Un titre accrocheur pour un roman addictif.

Les salauds  sont ces personnages qui ne sentent jamais responsables de leurs choix, et dont la vie n’est qu’une succession de trahisons,  compromissions, témoins d’actes délictueux jamais dénoncés, , selon eux ballotés au hasard des circonstances, qui se tirent toujours d’affaire et n’éprouvent aucun remords. Trois personnages principaux fictifs sont au coeur de ce roman fleuve de 900 pages qui traversent la grande Histoire du XXème siècle et ses conflits mondiaux, en passant par Riga, Berlin, Moscou, Paris ou encore Tel Aviv.

Hubert, Koja, et Ev 2 frères et une sœur (adoptée, juive ) vivent à Riga en Lettonie avec leurs parents d’origine allemande. Le grand père pasteur a été assassiné par les bolcheviks. Hubert né le jour de la mort de son grand père , commence à faire des études pour devenir pasteur mais à la montée du nazisme il s’engage dans les troupes des jeunes nazis et peu à peu ,devient un parfait nazi.
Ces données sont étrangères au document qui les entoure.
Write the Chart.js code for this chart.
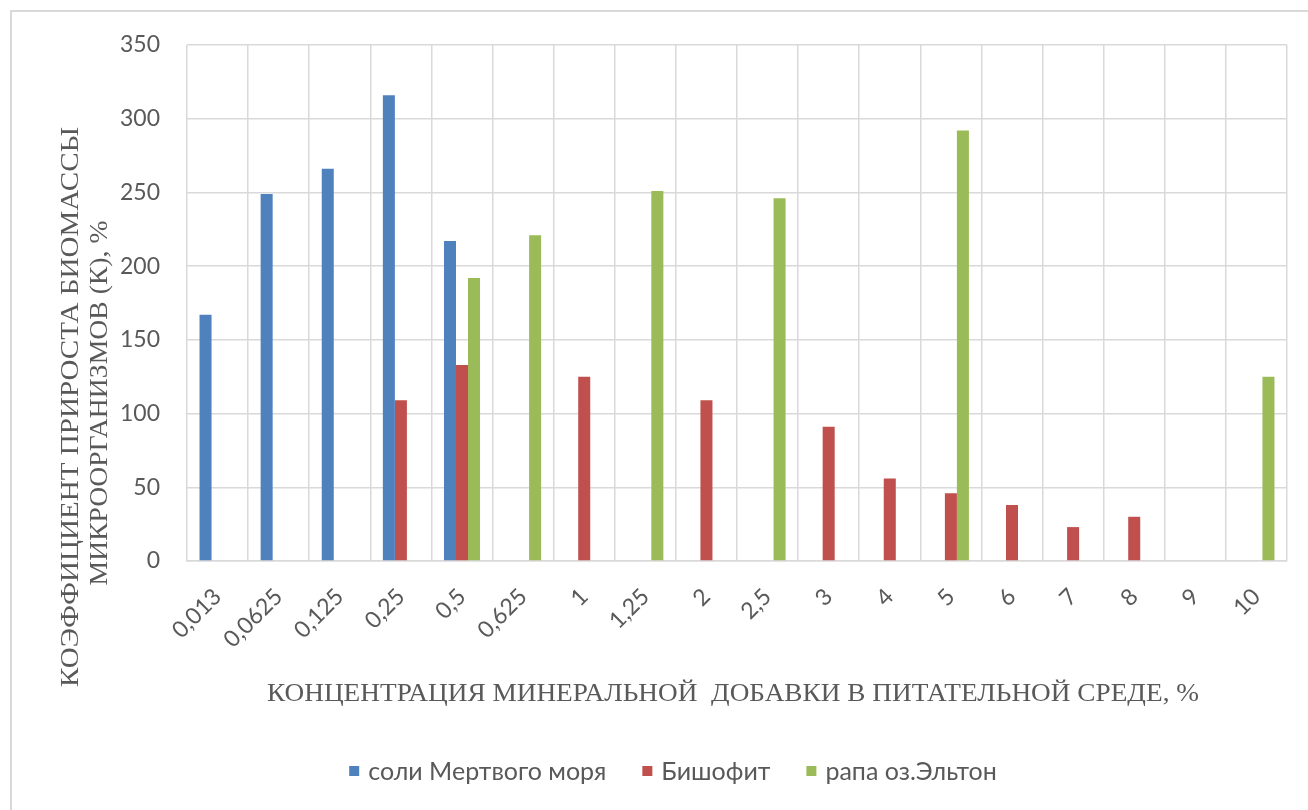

Son frère, à l’âme artiste, plus attiré par la peinture et les  caricatures que par la politique suit les traces de son frère aîné,  par paresse, par « faiblesse », par désœuvrement , ou plutôt selon lui parce qu’il n’avait pas le choix . Cet engagement en tant qu’acte conscient et réfléchi  qu’il reniera tout au long de sa vie est au cœur du roman. Car toute sa vie n’est ensuite qu’une succession  d e non choix conscients selon lui, il minimise la portée de ses actes, que ce soit dans la sphère privée comme dans la sphère publique.

Le roman commence par une scéne à l’hôpital , nous sommes dans les années 70,  Koja  hospitalisé pour une balle qui a traversé son cou, se retrouve dans une chambre avec un jeune hippie pacisfiste. Il commence à lui retracer sa vie, une sorte de confession  tout en minimisant son implication il n’omet aucun détail sordide, aucune de ses trahisons. Car c’est un passé chargé qu’il raconte avec une forme d’humour ce qui tend à exaspérer son voisin de chambre qui  devient de plus en plus hystérique. Koja ne l’épargne pas et raconte tour à tour son passé de nazi,  témoin des meutres en masse les plus sordides, d’arrestations, de tortures, il devient ensuite agent du KGB , puis recruté par la CIA sur la base de son expérience  pour finir espion du Mossad. Astuce d’écriture de l’auteur qui  tout en s’adressant au lecteur que nous sommes , a choisi pour atténuer ou amplifier l’effet de sidération  un dialogue entre Koja sur la fin de sa vie et ce jeune épris d’idéalisme et de liberté , atteint d’une maladie incurable.

Seul bémol dans ce roman fleuve truffé de ficelles des opérations secrètes, de subtilités de langages  , caractéristiques des espions, pas toujours accessibles au lecteur moyen.

En revanche on découvre ou redécouvre avec effroi le cynisme et les faces cachées de la politique interatioanles, les bases des accords secrets pour maintenir des équilibres mondiaux.

Comment devient un salaud ? C’est la question lancinante que le lecteur se pose tout au long de ses pages ? Les autres personnages ne sont guère des modèles de vertu. Autant Ev qui épouse successivements ses deux frères , que la plupart des personnages qui se croisent tout au long du roman.

L’autre question  qui obsède le lecteur à partir de la 2ème partie du roman : Comment d’anciens nazis fortement motivés, du sang sur les mains, ont pu à l’après guerre être recrutés pour bâtir l’Allemagne démocratique »

« De mon côté, en moins de temps qu’il n’en faut pour le dire, je devins un bon nazi. Je ne m’en rendis même pas compte. Nombre d’entre nous, en firent autant, presque à leur insu. Car devenir un bon nazi était comme devenir un bon chrétien, . Les bons nazis étaient une évidence. Il n’y en avait pas d’autres , et les choses se faisient d’elles mêmes ».

L’auteur de ce roman, Kris Kraus est  réalisateur , scénariste auteur de nombreuses œuvres cinématographiques qui lui ont valu de nombreux prix et écrivain. La fabrique des salauds (traduction française de (Das kalte Blut)est son 4ème roman et c’est en faisant  une enquête sur sa propre famille, des Allemands originaires des Pays baltes, que l’auteur  découvre que son grand-père s’est rendu coupable de crimes sous l’uniforme SS.